Bio: Dr Wen Hua is a Lecturer at the School of Information Technology and Electrical Engineering (ITEE), the University of Queensland. She received her PhD and bachelor degrees in Computer Science from Renmin University of China in 2015 and 2010, respectively. After completing her PhD study, she was appointed as a Postdoctoral Research Fellow at the University of Queensland. Her research interests include sensor data analytics, information extraction, data mining, and social media analysis. She has published papers as the main author in reputed journals and internal conferences such as SIGMOD, PVLDB, ICDE, TKDE, IJCAI, CIKM, WSDM, WWWJ, etc. She won the Best Paper Award in ICDE 2015, and she was also awarded the Advance Queensland Research Fellowship in 2017.

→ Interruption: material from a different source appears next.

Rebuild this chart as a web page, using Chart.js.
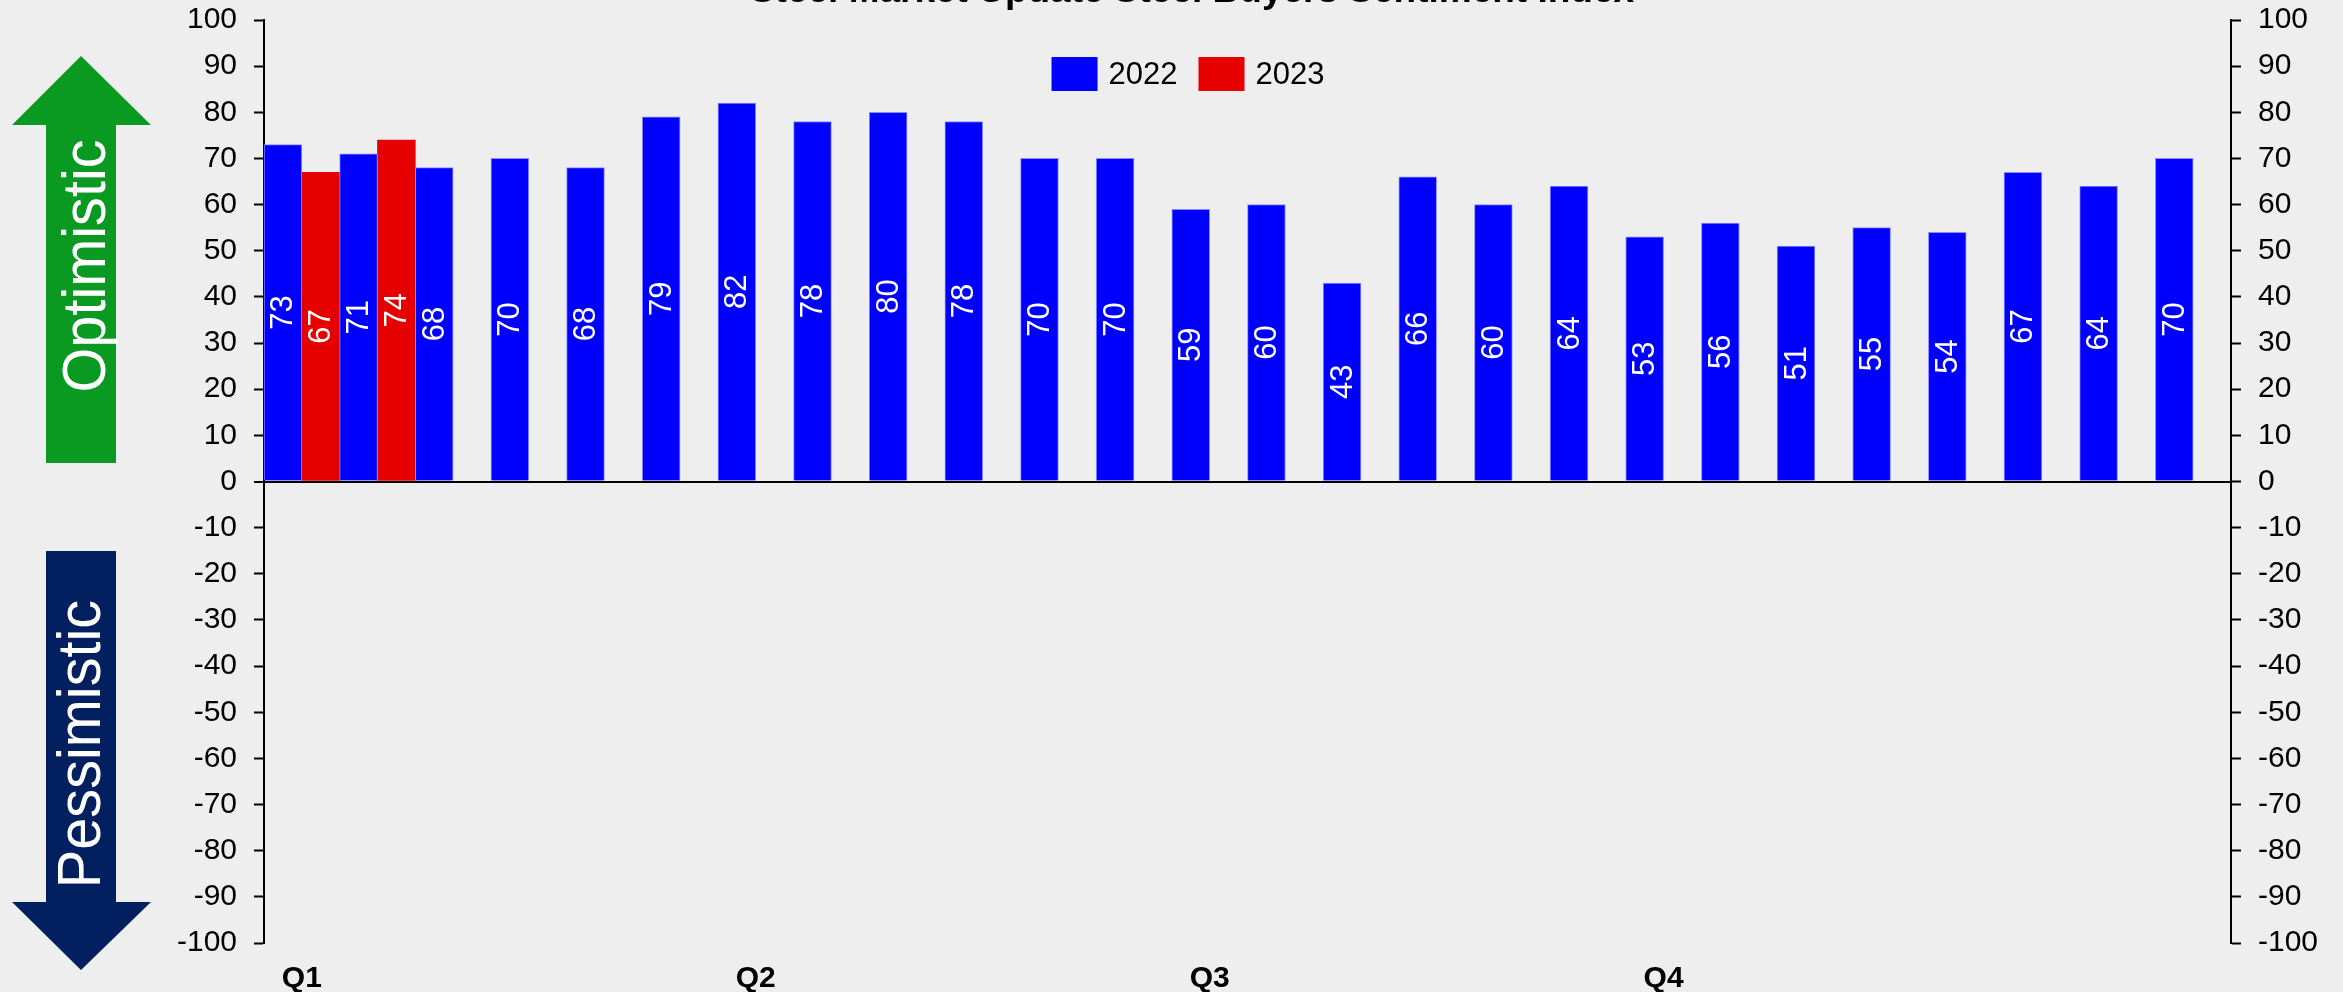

Title: Big Data Meets the Microgrid: Challenges and Opportunities

Abstract: A microgrid is a discrete energy system consisting of distributed energy sources (including demand management, storage, and generation) and loads capable of operating in parallel with, or independently from, the main power grid. It paves a way to effectively integrate various sources of distributed generation, especially Renewable Energy Sources (RES), and meanwhile provides a good solution for supplying power in case of an emergency by having the ability to change between islanded mode and grid-connected mode. On the other hand, control and protection are big challenges in this type of network configuration, which draws our attention to utilize data analytics techniques for enabling smarter control in the microgrid ecosystem. With an extensive range of sensors installed in the microgrid, it has been continuously generating streaming machine-to-machine (M2M) data to support dynamic optimization of power generation, consumption and storage. Microgrids bring significant new challenges and opportunities to data management and data analytics, from data acquisition, data quality control, data compression, data fusion, data disaggregation, data mining, and data prediction. In this talk we will introduce this emerging area to the data management community, with an emphasis on the challenges and some promising research topics on large scale mcirogrid data analytics.